Portanto, se admitirmos a possibilidade de que as pretensões das
diversas religiões teístas a constituírem A Verdade Revelada sejam
ilusórias e vãs, eventualmente desprovidas de valor cognitivo válido,
embora relevantes do ponto de vista moral, emocional e existencial; se
considerarmos que essa suposta verdade revela mais simbolicamente acerca
da natureza e da condição humanas do que propriamente fornece
conhecimento verdadeiro sobre o Homem e o Mundo, mas não quisermos, ainda
assim, abdicar de procurar imparcialmente a verdade, rendendo-nos à
irracionalidade dogmática da fé, à arbitrariedade da opinião ou ao
positivismo científico estreito, de que outra forma racional dispomos nós
para nos tentarmos certificar do valor real dessas crenças que não seja a
filosofia?
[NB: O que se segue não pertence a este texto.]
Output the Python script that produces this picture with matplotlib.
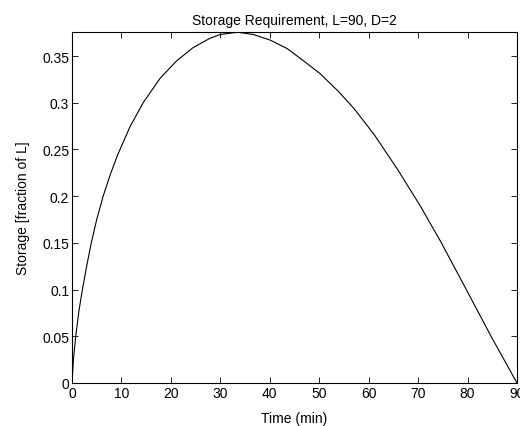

Se não buscarmos refúgio no conforto das falsas certezas da fé
teísta, se não quisermos comodamente instalar-nos no cepticismo ou
agnosticismo pseudocientíficos, e conseguirmos igualmente resistir à
tentação de cair na fé (anti-)religiosa do ateísmo dogmático, resta-nos a
alternativa filosófica como única opção viável e razoável para tentar
responder à questão de saber onde está a verdade e quem é que afinal tem
razão, ou não será assim? Dada a importância real, objectiva e
subjectiva, que as religiões indubitavelmente têm para a maioria da
humanidade, influenciando decisivamente a sua visão das coisas e maneira
de viver, e havendo a possibilidade de que sejam todas falsas e
ilusórias, ou de só uma delas ser verdadeira, não parece tarefa de pouca
monta tentar investigar filosoficamente o problema religioso nas suas
premissas mais básicas e nas suas reivindicações mais altas, a começar
pela própria existência de Deus e pelo modo como o concebemos ou julgamos
conhecê-lo, não é verdade?! É que, se a resposta filosófica à primeira
questão for decisivamente negativa, quer dizer, se tivermos mais e
melhores razões para pensar que não do que para acreditar que sim, então
é toda a teologia fundamental que fica em causa e se desmorona, levando
atrás de si tudo o resto, uma vez que a premissa básica de toda e
qualquer hipotética "ciência de Deus assenta naquela premissa original da
existência de Deus, assim como na crença da possibilidade humana para,
ainda que indirectamente, de algum modo o poder conhecer. Mas se Deus não
passar de um objecto imaginário, então toda a teologia será vazia e a
vida dos crentes que dessa crença dependem não estará em melhores
condições, ou estará? Havendo uma elevada probabilidade de que assim
seja, e não estando de modo algum em causa o direito das pessoas a
acreditarem no que bem entenderem, mesmo naquilo que é racionalmente
absurdo e naturalmente impossível (sobretudo antes do pequeno almoço,
claro, como fazia a Rainha de Copas na "Alice no País das Maravilhas"),
se o conteúdo essencial das religiões e toda a teologia que as
racionaliza for redutível à psicologia humana e aos seus mecanismos
inconscientes de alienação, simbolização, identificação projectiva e
percepção imaginativa, suspensão da descrença e auto-engano, os mesmos
que geram a arte, os mitos, os sonhos, as fantasias e os delírios que
animam toda a cultura humana e definem o Homem como sapiens demens que
acredita loucamente na verdade objectiva daquilo que ele mesmo cria e
depois esquece que criou; se as verdades das religiões e da teologia não
passarem afinal de verdades puramente antropológicas, em vez de
metafísicas ou teológicas, se for essa enfim a verdade oculta de todas as
religiões, então o caso é sério e as implicações são graves, restando-nos
filosofar para tentarmos descobrir o caminho para a solução, ou não será
assim?! Filosofemos pois, animados pela esperança, porventura também ela
ilusória, de descobrir esse caminho e o fim a que ele conduz.